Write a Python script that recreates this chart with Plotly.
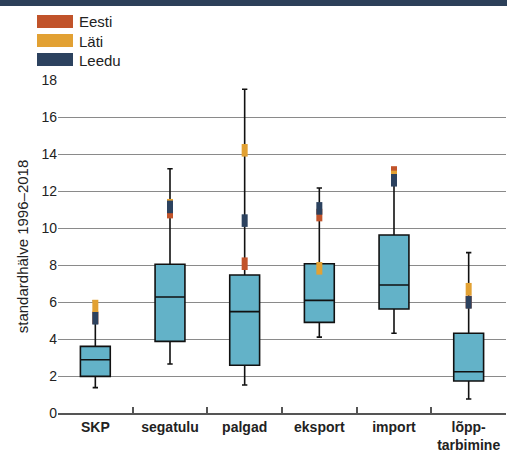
import plotly.graph_objects as go

# Standard deviation of growth rates, 1996–2018 (box = distribution across countries)
categories = ["SKP", "segatulu", "palgad", "eksport", "import", "lõpp-<br>tarbimine"]
q1 = [1.98, 3.87, 2.58, 4.90, 5.62, 1.73]
median = [2.88, 6.27, 5.48, 6.09, 6.92, 2.23]
q3 = [3.60, 8.04, 7.46, 8.07, 9.62, 4.31]
lower_whisker = [1.37, 2.65, 1.51, 4.10, 4.31, 0.76]
upper_whisker = [6.07, 13.20, 17.50, 12.16, 12.50, 8.67]

countries = ["Eesti", "Läti", "Leedu"]
eesti = [5.15, 10.86, 8.07, 10.70, 13.00, 6.00]
lati = [5.78, 11.23, 14.20, 7.82, 12.76, 6.69]
leedu = [5.12, 11.14, 10.40, 11.06, 12.58, 5.98]
country_values = [eesti, lati, leedu]
country_colors = ["#c1532a", "#e2a133", "#2c425f"]

y_ticks = [0, 2, 4, 6, 8, 10, 12, 14, 16, 18]

W, H = 507, 452
ML, MR, MT, MB = 58, 1, 80, 39
PW, PH = W - ML - MR, H - MT - MB
FONT = "Liberation Sans, Arial, Helvetica, sans-serif"


def px_x(p):
    return (p - ML) / PW


def px_y(p):
    return (H - MB - p) / PH


fig = go.Figure()

fig.add_trace(go.Box(
    x=categories,
    q1=q1, median=median, q3=q3,
    lowerfence=lower_whisker, upperfence=upper_whisker,
    width=0.4, whiskerwidth=0.18,
    fillcolor="#63b2c8",
    line=dict(color="#111111", width=1.6),
    boxpoints=False, showlegend=False, hoverinfo="skip",
))

for name, vals, col in zip(countries, country_values, country_colors):
    fig.add_trace(go.Scatter(
        x=categories, y=vals, mode="markers", name=name,
        marker=dict(symbol="line-ns", size=9, color=col,
                    line=dict(color=col, width=6)),
        showlegend=False, hoverinfo="skip",
    ))

shapes = [
    # dark header band
    dict(type="rect", xref="paper", yref="paper",
         x0=px_x(0), x1=px_x(W), y0=px_y(6), y1=px_y(0),
         fillcolor="#2c4059", line=dict(width=0), layer="above"),
]
annotations = []
for i, (name, col) in enumerate(zip(countries, country_colors)):
    top = 15 + i * 19
    shapes.append(dict(type="rect", xref="paper", yref="paper",
                       x0=px_x(37), x1=px_x(73), y0=px_y(top + 13), y1=px_y(top),
                       fillcolor=col, line=dict(width=0)))
    annotations.append(dict(xref="paper", yref="paper", x=px_x(77), y=px_y(top + 7),
                            xanchor="left", yanchor="middle", text=name, showarrow=False,
                            font=dict(family=FONT, size=15, color="#222222")))

fig.update_layout(
    width=W, height=H,
    margin=dict(l=ML, r=MR, t=MT, b=MB, autoexpand=False),
    paper_bgcolor="white", plot_bgcolor="white",
    font=dict(family=FONT, color="#222222"),
    shapes=shapes, annotations=annotations,
    xaxis=dict(
        type="category", range=[-0.5, 5.5], automargin=False,
        showline=True, linecolor="#555555", linewidth=1.5,
        ticks="inside", tickson="boundaries", ticklen=6,
        tickcolor="#555555", tickwidth=1.5,
        showgrid=False, ticklabelstandoff=0,
        tickfont=dict(family=FONT, size=14, color="#222222", weight="bold"),
    ),
    yaxis=dict(
        range=[0, 18], tickvals=y_ticks, automargin=False,
        showgrid=True, gridcolor="#8a8a8a", gridwidth=1,
        zeroline=False, showline=False, ticks="",
        tickfont=dict(family=FONT, size=14, color="#222222"),
        title=dict(text="standardhälve 1996–2018", standoff=9,
                   font=dict(family=FONT, size=15, color="#222222")),
    ),
)

fig.write_html("out.html")
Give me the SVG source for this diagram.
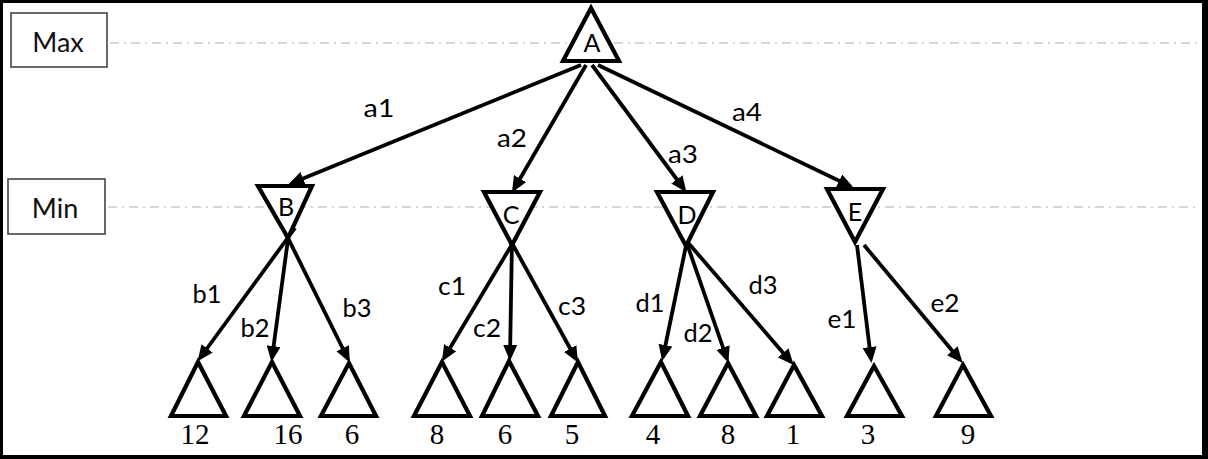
<svg xmlns="http://www.w3.org/2000/svg" width="1208" height="459" viewBox="0 0 1208 459">
<defs>
<marker id="arr" markerUnits="userSpaceOnUse" markerWidth="16" markerHeight="14" refX="12" refY="7" orient="auto">
<path d="M0,0 L16,7 L0,14 z" fill="#000"/>
</marker>
</defs>
<style>
.lvl{fill:#fff;stroke:#444;stroke-width:1.6}
.lvltxt{font-family:Lato,"Open Sans",sans-serif;font-size:27px;fill:#111;text-anchor:middle}
.guide{stroke:#c9c9c9;stroke-width:1.6;stroke-dasharray:9 5 2 5;fill:none}
.node{fill:#fff;stroke:#000;stroke-width:4.2;stroke-linejoin:miter}
.ntxt{font-family:Lato,"Open Sans",sans-serif;font-size:25px;fill:#000;text-anchor:middle}
.edge{stroke:#000;stroke-width:3.8;fill:none;marker-end:url(#arr)}
.elbl{font-family:Lato,"Open Sans",sans-serif;font-size:25px;fill:#000;text-anchor:middle}
.val{font-family:"Liberation Serif","Times New Roman",serif;font-size:29px;fill:#000;text-anchor:middle}
</style>
<rect x="0" y="0" width="1208" height="459" fill="#000"/>
<rect x="3" y="3" width="1199" height="452" fill="#fff"/>

<g id="levels">
<line class="guide" x1="110" y1="43" x2="1198" y2="43"/>
<line class="guide" x1="108" y1="207" x2="1198" y2="207"/>
<g id="level-max"><rect class="lvl" x="11" y="13" width="96" height="54"/><text class="lvltxt" x="58" y="52">Max</text></g>
<g id="level-min"><rect class="lvl" x="8" y="179" width="97" height="55"/><text class="lvltxt" x="55" y="218">Min</text></g>
</g>

<g id="connectors">
<line class="edge" x1="581" y1="65" x2="292" y2="183"/>
<line class="edge" x1="586" y1="65" x2="514" y2="189"/>
<line class="edge" x1="592" y1="65" x2="684" y2="189"/>
<line class="edge" x1="598" y1="65" x2="850" y2="186"/>
<line class="edge" x1="295" y1="228" x2="200" y2="358"/>
<line class="edge" x1="289" y1="232" x2="272" y2="358"/>
<line class="edge" x1="283" y1="228" x2="348" y2="359"/>
<line class="edge" x1="517" y1="236" x2="444" y2="358"/>
<line class="edge" x1="512" y1="240" x2="510" y2="357"/>
<line class="edge" x1="508" y1="236" x2="576" y2="359"/>
<line class="edge" x1="688" y1="236" x2="663" y2="357"/>
<line class="edge" x1="685" y1="238" x2="727" y2="359"/>
<line class="edge" x1="684" y1="238" x2="791" y2="362"/>
<line class="edge" x1="857" y1="245" x2="871" y2="359"/>
<line class="edge" x1="864" y1="245" x2="960" y2="360"/>
</g>

<g id="edge-labels">
<text class="elbl" x="379" y="117" textLength="31" lengthAdjust="spacingAndGlyphs">a1</text>
<text class="elbl" x="512" y="147" textLength="30" lengthAdjust="spacingAndGlyphs">a2</text>
<text class="elbl" x="683" y="163" textLength="30" lengthAdjust="spacingAndGlyphs">a3</text>
<text class="elbl" x="747" y="121" textLength="30" lengthAdjust="spacingAndGlyphs">a4</text>
<text class="elbl" x="207" y="303" textLength="29" lengthAdjust="spacingAndGlyphs">b1</text>
<text class="elbl" x="255" y="337" textLength="29" lengthAdjust="spacingAndGlyphs">b2</text>
<text class="elbl" x="357" y="317" textLength="29" lengthAdjust="spacingAndGlyphs">b3</text>
<text class="elbl" x="452" y="295" textLength="28" lengthAdjust="spacingAndGlyphs">c1</text>
<text class="elbl" x="487" y="337" textLength="28" lengthAdjust="spacingAndGlyphs">c2</text>
<text class="elbl" x="572" y="315" textLength="28" lengthAdjust="spacingAndGlyphs">c3</text>
<text class="elbl" x="650" y="312" textLength="29" lengthAdjust="spacingAndGlyphs">d1</text>
<text class="elbl" x="698" y="342" textLength="29" lengthAdjust="spacingAndGlyphs">d2</text>
<text class="elbl" x="763" y="294" textLength="29" lengthAdjust="spacingAndGlyphs">d3</text>
<text class="elbl" x="842" y="328" textLength="29" lengthAdjust="spacingAndGlyphs">e1</text>
<text class="elbl" x="945" y="312" textLength="29" lengthAdjust="spacingAndGlyphs">e2</text>
</g>

<g id="node-A"><polygon class="node" points="591,8 563,61 619,61"/><text class="ntxt" x="592" y="52">A</text></g>
<g id="node-B"><polygon class="node" points="258,186 312,186 288,238"/><text class="ntxt" x="286" y="216">B</text></g>
<g id="node-C"><polygon class="node" points="484,192 540,192 512,245"/><text class="ntxt" x="511" y="224">C</text></g>
<g id="node-D"><polygon class="node" points="657,192 713,192 686,246"/><text class="ntxt" x="687" y="224">D</text></g>
<g id="node-E"><polygon class="node" points="827,189 883,189 855,242"/><text class="ntxt" x="855" y="221">E</text></g>

<g id="leaf-b1"><polygon class="node" points="198,362 171,416 226,416"/><text class="val" x="195" y="444">12</text></g>
<g id="leaf-b2"><polygon class="node" points="272,362 244,416 300,416"/><text class="val" x="288" y="444">16</text></g>
<g id="leaf-b3"><polygon class="node" points="349,363 321,416 376,416"/><text class="val" x="352" y="444">6</text></g>
<g id="leaf-c1"><polygon class="node" points="442,362 414,416 470,416"/><text class="val" x="437" y="444">8</text></g>
<g id="leaf-c2"><polygon class="node" points="509,361 482,416 538,416"/><text class="val" x="505" y="444">6</text></g>
<g id="leaf-c3"><polygon class="node" points="578,362 551,416 605,416"/><text class="val" x="572" y="444">5</text></g>
<g id="leaf-d1"><polygon class="node" points="661,362 632,416 688,416"/><text class="val" x="653" y="444">4</text></g>
<g id="leaf-d2"><polygon class="node" points="728,363 700,416 756,416"/><text class="val" x="728" y="444">8</text></g>
<g id="leaf-d3"><polygon class="node" points="794,365 767,416 822,416"/><text class="val" x="793" y="444">1</text></g>
<g id="leaf-e1"><polygon class="node" points="874,366 847,416 902,416"/><text class="val" x="868" y="444">3</text></g>
<g id="leaf-e2"><polygon class="node" points="963,365 936,416 991,416"/><text class="val" x="968" y="444">9</text></g>
</svg>
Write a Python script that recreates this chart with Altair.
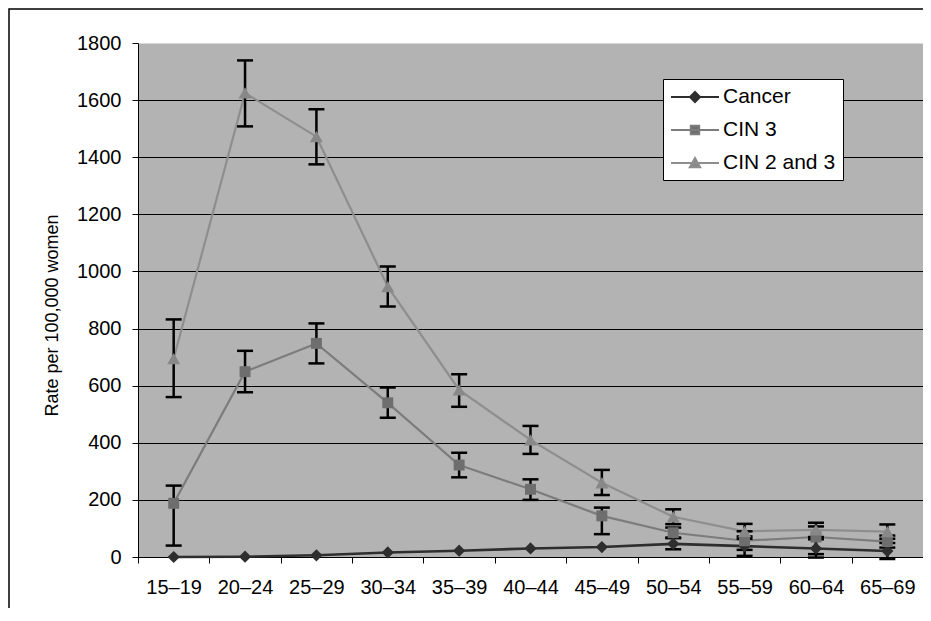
import altair as alt
import pandas as pd

ages = ["15–19", "20–24", "25–29", "30–34", "35–39", "40–44",
        "45–49", "50–54", "55–59", "60–64", "65–69"]
series_names = ["Cancer", "CIN 3", "CIN 2 and 3"]

cancer = [0, 1, 6, 16, 22, 30, 35, 46, 38, 30, 21]
cancer_lo = [None, None, None, None, None, None, None, 27, 4, -2, -7]
cancer_hi = [None, None, None, None, None, None, None, 66, 72, 62, 49]

cin3 = [188, 649, 748, 540, 322, 237, 144, 85, 57, 70, 54]
cin3_lo = [40, 577, 678, 488, 279, 200, 80, 68, 25, 10, 33]
cin3_hi = [250, 722, 818, 594, 365, 272, 173, 103, 90, 107, 75]

cin23 = [695, 1625, 1472, 947, 585, 410, 260, 141, 90, 95, 89]
cin23_lo = [560, 1508, 1375, 877, 526, 361, 217, 115, 64, 70, 64]
cin23_hi = [832, 1739, 1568, 1017, 640, 459, 305, 167, 116, 120, 114]

y_ticks = [0, 200, 400, 600, 800, 1000, 1200, 1400, 1600, 1800]

line_colors = ["#2e2e2e", "#7c7c7c", "#8e8e8e"]
line_widths = [2.6, 2.2, 2.2]
marker_colors = ["#2e2e2e", "#6e6e6e", "#888888"]
marker_shapes = ["diamond", "square", "triangle-up"]
marker_sizes = [150, 120, 170]
legend_paths = [
    "M-2.4,0H2.4M0,-0.5L0.5,0L0,0.5L-0.5,0Z",
    "M-2.4,0H2.4M-0.42,-0.42H0.42V0.42H-0.42Z",
    "M-2.4,0H2.4M0,-0.5L0.52,0.42H-0.52Z",
]

rows = []
for name, vals, lo, hi in [("Cancer", cancer, cancer_lo, cancer_hi),
                           ("CIN 3", cin3, cin3_lo, cin3_hi),
                           ("CIN 2 and 3", cin23, cin23_lo, cin23_hi)]:
    for a, v, l, h in zip(ages, vals, lo, hi):
        rows.append({"series": name, "age": a, "rate": v, "lo": l, "hi": h})
df = pd.DataFrame(rows)

FONT = "Liberation Sans"

x_enc = alt.X(
    "age:N", sort=ages,
    scale=alt.Scale(domain=ages, paddingInner=0, paddingOuter=0),
    axis=alt.Axis(title=None, labelAngle=0, tickBand="extent", grid=False,
                  domainColor="black", domainWidth=1, tickColor="black",
                  tickSize=6, tickWidth=1, labelFontSize=20, labelFont=FONT,
                  labelColor="black", labelPadding=14),
)
y_scale = alt.Scale(domain=[0, 1800], nice=False)
y_axis = alt.Axis(
    title="Rate per 100,000 women", values=y_ticks, format="d", grid=True,
    gridColor="black", gridWidth=1,
    gridOpacity={"condition": {"test": "datum.value >= 1800", "value": 0}, "value": 1},
    domainColor="black", domainWidth=1, tickColor="black", tickSize=6, tickWidth=1,
    labelFontSize=20, labelFont=FONT, labelColor="black", labelPadding=11,
    titleFontSize=18, titleFont=FONT, titleFontWeight="normal", titleColor="black",
    titleAngle=270, titleX=-81, titleY=272, titleAlign="center",
    titleBaseline="alphabetic",
)
y_enc = alt.Y("rate:Q", scale=y_scale, axis=y_axis)

base = alt.Chart(df)

frame = alt.Chart(pd.DataFrame({"f": [0]})).mark_rect(
    fillOpacity=0, stroke="black", strokeWidth=1.5
).encode(x=alt.value(-129), x2=alt.value(1000), y=alt.value(-34), y2=alt.value(800))

lines = []
for name, col, w in zip(series_names, line_colors, line_widths):
    lines.append(
        base.transform_filter(alt.datum.series == name)
        .mark_line(strokeWidth=w, color=col)
        .encode(x=x_enc, y=y_enc)
    )

eb = base.transform_filter("isValid(datum.lo)")
err_rule = eb.mark_rule(color="black", strokeWidth=2.5).encode(
    x=x_enc, y=alt.Y("lo:Q", scale=y_scale, axis=y_axis), y2="hi:Q")
cap_lo = eb.mark_tick(color="black", orient="horizontal", size=16, thickness=2.5, opacity=1).encode(
    x=x_enc, y=alt.Y("lo:Q", scale=y_scale, axis=y_axis))
cap_hi = eb.mark_tick(color="black", orient="horizontal", size=16, thickness=2.5, opacity=1).encode(
    x=x_enc, y=alt.Y("hi:Q", scale=y_scale, axis=y_axis))

markers = []
for name, shp, col, sz in zip(series_names, marker_shapes, marker_colors, marker_sizes):
    markers.append(
        base.transform_filter(alt.datum.series == name).mark_point(
            shape=shp, filled=True, color=col, size=sz, opacity=1, strokeWidth=0
        ).encode(x=x_enc, y=y_enc)
    )

leg = alt.Legend(
    title=None, orient="none", legendX=525, legendY=36,
    fillColor="white", strokeColor="black", padding=7,
    labelFontSize=21, labelFont=FONT, labelColor="black", labelLimit=400,
    symbolSize=400, symbolStrokeWidth=2, symbolOffset=14, labelOffset=17,
    rowPadding=12,
)
legend_layer = base.transform_filter(alt.datum.rate < -1000).mark_point(filled=True, opacity=1).encode(
    x=x_enc, y=y_enc,
    fill=alt.Fill("series:N", scale=alt.Scale(domain=series_names, range=marker_colors), legend=leg),
    stroke=alt.Stroke("series:N", scale=alt.Scale(domain=series_names, range=line_colors), legend=leg),
    shape=alt.Shape("series:N", scale=alt.Scale(domain=series_names, range=legend_paths), legend=leg),
)

chart = alt.layer(frame, *lines, err_rule, cap_lo, cap_hi, *markers, legend_layer).properties(
    width=785, height=514,
    autosize=alt.AutoSizeParams(type="none"),
    padding={"left": 130, "top": 35, "right": 0, "bottom": 51},
    background="white",
).configure_view(fill="#b3b3b3", strokeOpacity=0)

chart.save("out.html", embed_options={"renderer": "svg", "actions": False})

---

Transcribe exactly, please, the lines between the start of the records above and the line holding "import plotly.graph_objects as go", counting both of those lines and omitting pictures.

EXERCISE OUTPUT:
Write a Python script that recreates this chart with Plotly.
import plotly.graph_objects as go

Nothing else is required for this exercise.